BAB I
PENDAHULUAN
Paradigma baru pembangunan peternakan semakin nyata berorientasi pada manusia dimana pembangunan peternakan meletakkan peternak sebagai subyek, bukan semata-mata sebagai obyek dalam mencapai tujuan nasional. Berdasarkan paradigma tersebut maka visi pembangunan peternakan adalah terwujudnya masyarakat yang sehat, produktif dan kreatif melalui pembangunan peternakan tangguh berbasis sumberdaya lokal dengan misi penyediaan pangan asal ternak (daging, telur, susu), pemberdayaan sumberdaya manusia peternak, penciptaan peluang ekonomi dan lapangan kerja serta pelestarian/pemanfaatan sumberdaya alam. Peternak yang tangguh, mandiri dan profesional dicirikan peternak yang selalu mengikuti perkembangan iptek serta berpegang pada prinsip efisiensi dan mampu untuk tidak tergantung pada perlindungan/bantuan pemerintah tapi mampu berkompetisi secara sehat dan senantiasa siap menghadapi resiko usaha. Sumberdaya manusia peternakan adalah seluruh sumberdaya manusia yang terkait dengan dunia peternakan baik secara langsung maupun tidak langsung seperti peternak, pengusaha yang bergerak dibidang peternakan (budidaya, obat-obatan, pakan dan sebagainya), peneliti serta mahasiswa bidang peternakan yang merupakan potensi besar untuk pengembangan peternakan di masa mendatang. Peningkatan kualitas hasil-hasil pembangunan peternakan sangat tergantung kepada kualitas sumberdaya manusianya melalui pendidikan formal dan informal.
BAB II
ISI
Kinerja sektor pertanian pada tahun 2008 tergolong sangat baik. Selama Triwulan 1 sampai dengan Triwulan 3 tahun 2008, laju pertumbuhan ekonomi nasional sebesar 6.3 persen. Sektor pertanian mampu tumbuh sebesar 4.3 persen. Dibandingkan dengan triwulan sebelumnya (quarter to quarter), perekonomian Indonesia pada Triwulan 3 menunjukkan pertumbuhan sebesar 6.1 persen. Pertumbuhan terbesar pada tripulan 3 ditopang oleh pertumbuhan yang tinggi pada sub sektor pertanian sebesar 6.7 persen. Pertumbuhan yang tinggi di sektor pertanian tersebut ditopang oleh terjadinya pertumbuhan yang sangat tinggi di sub sektor perkebunan sebesar 29.3 persen. Kontribusi yang tinggi di sektor perkebunan terjadi karena meroketnya harga-harga komoditas ekspor di sub sektor ini. Pertumbuhan ekonomi di Triwulan 4 diperkirakan akan melambat mengingat dampak krisis finansial global, menurunnya harga komoditas dan melambatnya kinerja ekspor akan menghadang pertumbuhan ekonomi nasional.

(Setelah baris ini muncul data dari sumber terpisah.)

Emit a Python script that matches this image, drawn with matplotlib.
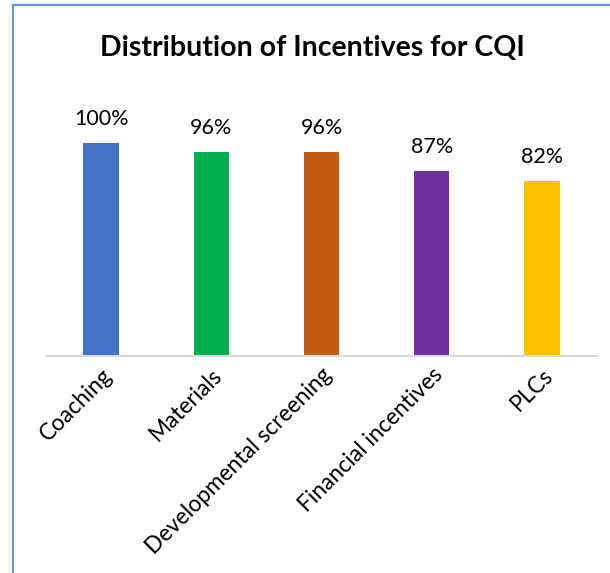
import matplotlib.pyplot as plt
from matplotlib.lines import Line2D

# data
categories = ["Coaching", "Materials", "Developmental screening", "Financial incentives", "PLCs"]
values = [1.00, 0.96, 0.96, 0.87, 0.82]
labels = ["100%", "96%", "96%", "87%", "82%"]
colors = ["#4472C4", "#00B050", "#C55A11", "#7030A0", "#FFC000"]

plt.rcParams['font.family'] = ['Lato', 'DejaVu Sans']

fig = plt.figure(figsize=(6.1, 5.73), dpi=100)
ax = fig.add_axes([0.0754, 0.3787, 0.9033, 0.4461])

x = range(len(categories))
ax.bar(x, values, width=0.32, color=colors)
for xi, v, lab in zip(x, values, labels):
    ax.text(xi, v + 0.065, lab, ha='center', va='bottom', fontsize=15.5)

ax.set_xlim(-0.5, len(categories) - 0.5)
ax.set_ylim(0, 1.2)
ax.set_xticks(list(x))
ax.set_xticklabels(categories, rotation=45, ha='right', rotation_mode='anchor', fontsize=16.3)
ax.tick_params(axis='x', length=0, pad=6)
ax.set_yticks([])
for s in ['top', 'right', 'left']:
    ax.spines[s].set_visible(False)
ax.spines['bottom'].set_color('#D9D9D9')
ax.spines['bottom'].set_linewidth(1.5)

fig.text(0.512, 0.917, "Distribution of Incentives for CQI", ha='center', va='center',
         fontsize=20.5, fontweight='bold')

# chart border (left and top only visible)
fig.add_artist(Line2D([13/610, 13/610], [0, 1 - 5/573], color='#5B9BD5', lw=1.5))
fig.add_artist(Line2D([13/610, 1], [1 - 5/573, 1 - 5/573], color='#5B9BD5', lw=1.5))

fig.savefig("out.png", dpi=100)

Selama tahun 2008, sub sektor peternakan tidak ada hentinya diterpa badai yang dasyat, berbagai persoalan seperti misalnya flu burung (AI), anthrax, penyelundupan Meat Bone Meal (MBM) dan daging, kasus CLQ dan terus meningkatnya harga-harga jagung dan kedelai di pasar internasional yang menjadi bahan baku pakan mengganggu kinerja sub sektor peternakan. Persoalan yang kerap melanda dunia peternakan kita tersebut sangat mengganggu kinerja sub sektor peternakan. Kinerja sub sektor peternakan tidak sebaik sub sektor-sub sektor lainnya, seperti misalnya sub sektor pangan, hortikultur dan perkebunan. Indonesia tetap saja mengimpor daging sapi dan susu masing-masing sebesar 35 persen dan 70 persen dari kebutuhannya. Sebagian besar pakan masih diimpor dan 100 persen grand parent stocks ayam broiler masih tergantung impor.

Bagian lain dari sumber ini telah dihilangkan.